[Part of a data file]
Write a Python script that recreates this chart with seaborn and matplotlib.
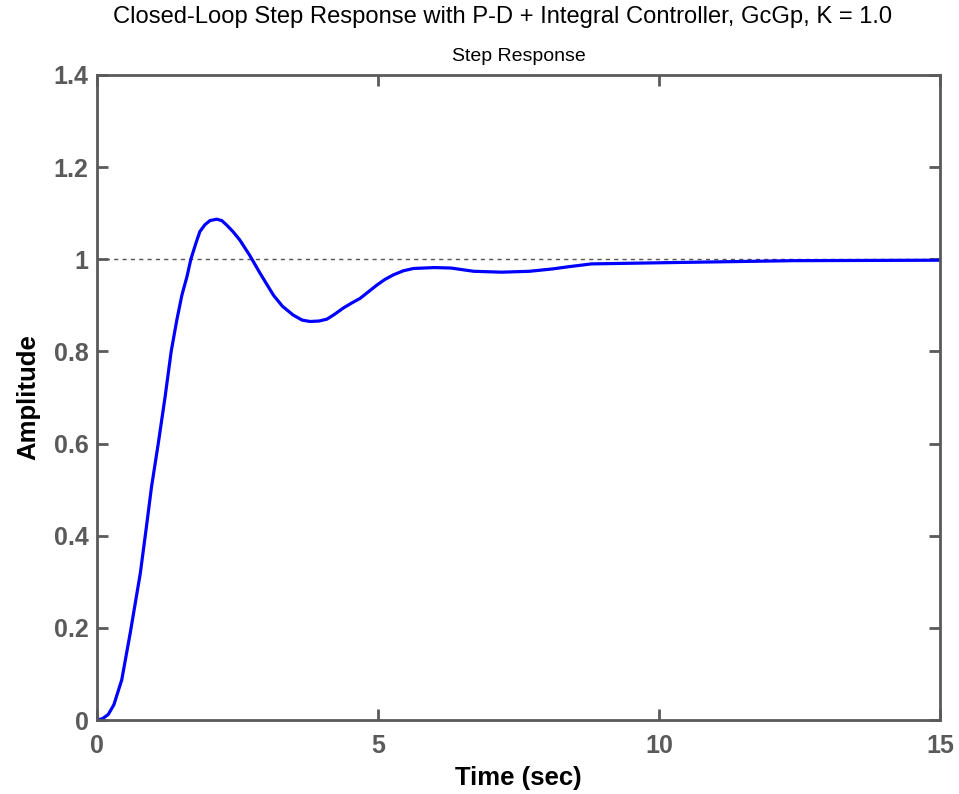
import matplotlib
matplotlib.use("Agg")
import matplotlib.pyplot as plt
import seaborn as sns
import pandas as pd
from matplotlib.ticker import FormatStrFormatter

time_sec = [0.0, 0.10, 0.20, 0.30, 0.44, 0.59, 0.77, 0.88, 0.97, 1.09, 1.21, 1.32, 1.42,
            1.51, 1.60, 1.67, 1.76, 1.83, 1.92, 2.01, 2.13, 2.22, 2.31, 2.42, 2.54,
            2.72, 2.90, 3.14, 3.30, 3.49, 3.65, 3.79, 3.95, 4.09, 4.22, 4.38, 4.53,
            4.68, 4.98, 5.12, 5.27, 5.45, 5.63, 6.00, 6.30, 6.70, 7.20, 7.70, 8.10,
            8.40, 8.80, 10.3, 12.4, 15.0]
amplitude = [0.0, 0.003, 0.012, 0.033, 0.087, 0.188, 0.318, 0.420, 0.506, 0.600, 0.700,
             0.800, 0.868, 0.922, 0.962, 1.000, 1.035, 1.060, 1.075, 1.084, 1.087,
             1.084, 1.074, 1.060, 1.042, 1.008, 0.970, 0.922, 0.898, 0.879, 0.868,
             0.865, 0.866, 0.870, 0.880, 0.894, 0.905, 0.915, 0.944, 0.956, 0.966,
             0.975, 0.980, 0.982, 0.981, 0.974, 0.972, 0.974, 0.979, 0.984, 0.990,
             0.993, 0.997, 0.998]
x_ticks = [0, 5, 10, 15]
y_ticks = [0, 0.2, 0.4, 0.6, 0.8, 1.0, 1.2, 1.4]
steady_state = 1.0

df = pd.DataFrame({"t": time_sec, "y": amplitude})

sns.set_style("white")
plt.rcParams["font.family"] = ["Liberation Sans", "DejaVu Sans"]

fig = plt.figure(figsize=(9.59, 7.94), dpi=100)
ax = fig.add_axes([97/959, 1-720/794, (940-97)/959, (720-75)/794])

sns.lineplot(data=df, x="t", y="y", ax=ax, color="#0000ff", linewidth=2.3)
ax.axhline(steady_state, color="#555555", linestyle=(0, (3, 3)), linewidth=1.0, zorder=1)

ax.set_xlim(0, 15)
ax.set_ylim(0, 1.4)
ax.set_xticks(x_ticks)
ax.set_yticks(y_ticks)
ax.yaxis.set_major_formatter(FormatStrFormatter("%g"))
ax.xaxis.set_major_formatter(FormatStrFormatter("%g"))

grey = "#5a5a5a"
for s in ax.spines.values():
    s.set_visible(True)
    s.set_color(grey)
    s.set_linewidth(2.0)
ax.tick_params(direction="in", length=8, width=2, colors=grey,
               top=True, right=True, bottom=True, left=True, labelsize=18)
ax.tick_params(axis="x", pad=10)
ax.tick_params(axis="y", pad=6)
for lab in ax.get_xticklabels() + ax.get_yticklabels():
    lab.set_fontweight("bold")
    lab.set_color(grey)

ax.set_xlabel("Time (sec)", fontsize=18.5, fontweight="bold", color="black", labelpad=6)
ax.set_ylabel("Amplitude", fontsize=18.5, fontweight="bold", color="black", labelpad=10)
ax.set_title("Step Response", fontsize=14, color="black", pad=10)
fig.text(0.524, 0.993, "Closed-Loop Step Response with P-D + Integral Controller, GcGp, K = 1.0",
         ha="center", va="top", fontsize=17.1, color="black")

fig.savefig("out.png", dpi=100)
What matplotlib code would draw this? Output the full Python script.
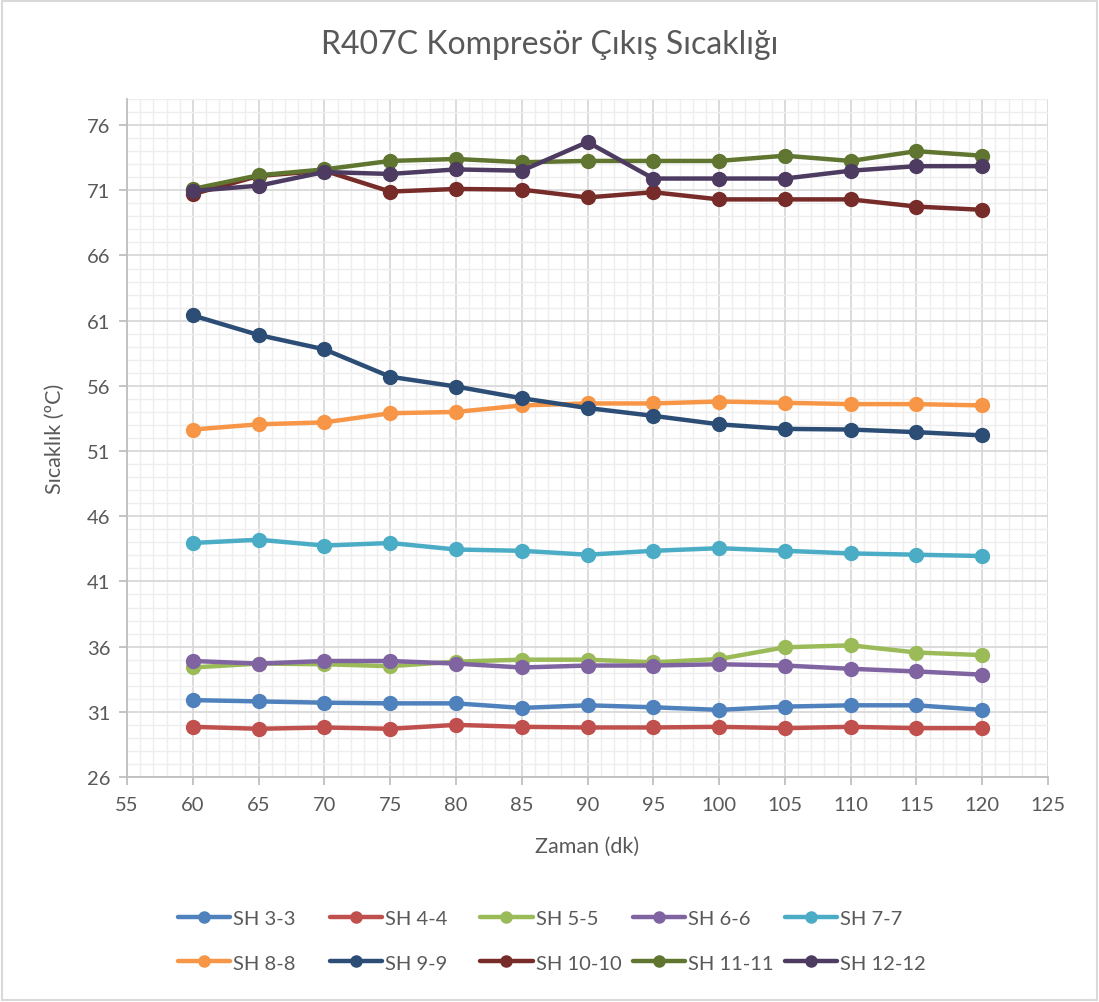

▶ [GOAL OF THE EXERCISE] Leave the pictures out, and print every line of the listing exactly as written.

▶ [ANSWER TO THE PROBLEM]
Write a Python script that recreates this chart with seaborn and matplotlib.
import matplotlib
matplotlib.use("Agg")
import matplotlib.pyplot as plt
import seaborn as sns
import pandas as pd
from matplotlib.ticker import FormatStrFormatter

time_sec = [0.0, 0.10, 0.20, 0.30, 0.44, 0.59, 0.77, 0.88, 0.97, 1.09, 1.21, 1.32, 1.42,
            1.51, 1.60, 1.67, 1.76, 1.83, 1.92, 2.01, 2.13, 2.22, 2.31, 2.42, 2.54,
            2.72, 2.90, 3.14, 3.30, 3.49, 3.65, 3.79, 3.95, 4.09, 4.22, 4.38, 4.53,
            4.68, 4.98, 5.12, 5.27, 5.45, 5.63, 6.00, 6.30, 6.70, 7.20, 7.70, 8.10,
            8.40, 8.80, 10.3, 12.4, 15.0]
amplitude = [0.0, 0.003, 0.012, 0.033, 0.087, 0.188, 0.318, 0.420, 0.506, 0.600, 0.700,
             0.800, 0.868, 0.922, 0.962, 1.000, 1.035, 1.060, 1.075, 1.084, 1.087,
             1.084, 1.074, 1.060, 1.042, 1.008, 0.970, 0.922, 0.898, 0.879, 0.868,
             0.865, 0.866, 0.870, 0.880, 0.894, 0.905, 0.915, 0.944, 0.956, 0.966,
             0.975, 0.980, 0.982, 0.981, 0.974, 0.972, 0.974, 0.979, 0.984, 0.990,
             0.993, 0.997, 0.998]
x_ticks = [0, 5, 10, 15]
y_ticks = [0, 0.2, 0.4, 0.6, 0.8, 1.0, 1.2, 1.4]
steady_state = 1.0

df = pd.DataFrame({"t": time_sec, "y": amplitude})

sns.set_style("white")
plt.rcParams["font.family"] = ["Liberation Sans", "DejaVu Sans"]

fig = plt.figure(figsize=(9.59, 7.94), dpi=100)
ax = fig.add_axes([97/959, 1-720/794, (940-97)/959, (720-75)/794])

sns.lineplot(data=df, x="t", y="y", ax=ax, color="#0000ff", linewidth=2.3)
ax.axhline(steady_state, color="#555555", linestyle=(0, (3, 3)), linewidth=1.0, zorder=1)

ax.set_xlim(0, 15)
ax.set_ylim(0, 1.4)
ax.set_xticks(x_ticks)
ax.set_yticks(y_ticks)
ax.yaxis.set_major_formatter(FormatStrFormatter("%g"))
ax.xaxis.set_major_formatter(FormatStrFormatter("%g"))

grey = "#5a5a5a"
for s in ax.spines.values():
    s.set_visible(True)
    s.set_color(grey)
    s.set_linewidth(2.0)
ax.tick_params(direction="in", length=8, width=2, colors=grey,
               top=True, right=True, bottom=True, left=True, labelsize=18)
ax.tick_params(axis="x", pad=10)
ax.tick_params(axis="y", pad=6)
for lab in ax.get_xticklabels() + ax.get_yticklabels():
    lab.set_fontweight("bold")
    lab.set_color(grey)

ax.set_xlabel("Time (sec)", fontsize=18.5, fontweight="bold", color="black", labelpad=6)
ax.set_ylabel("Amplitude", fontsize=18.5, fontweight="bold", color="black", labelpad=10)
ax.set_title("Step Response", fontsize=14, color="black", pad=10)
fig.text(0.524, 0.993, "Closed-Loop Step Response with P-D + Integral Controller, GcGp, K = 1.0",
         ha="center", va="top", fontsize=17.1, color="black")

fig.savefig("out.png", dpi=100)
What matplotlib code would draw this? Output the full Python script.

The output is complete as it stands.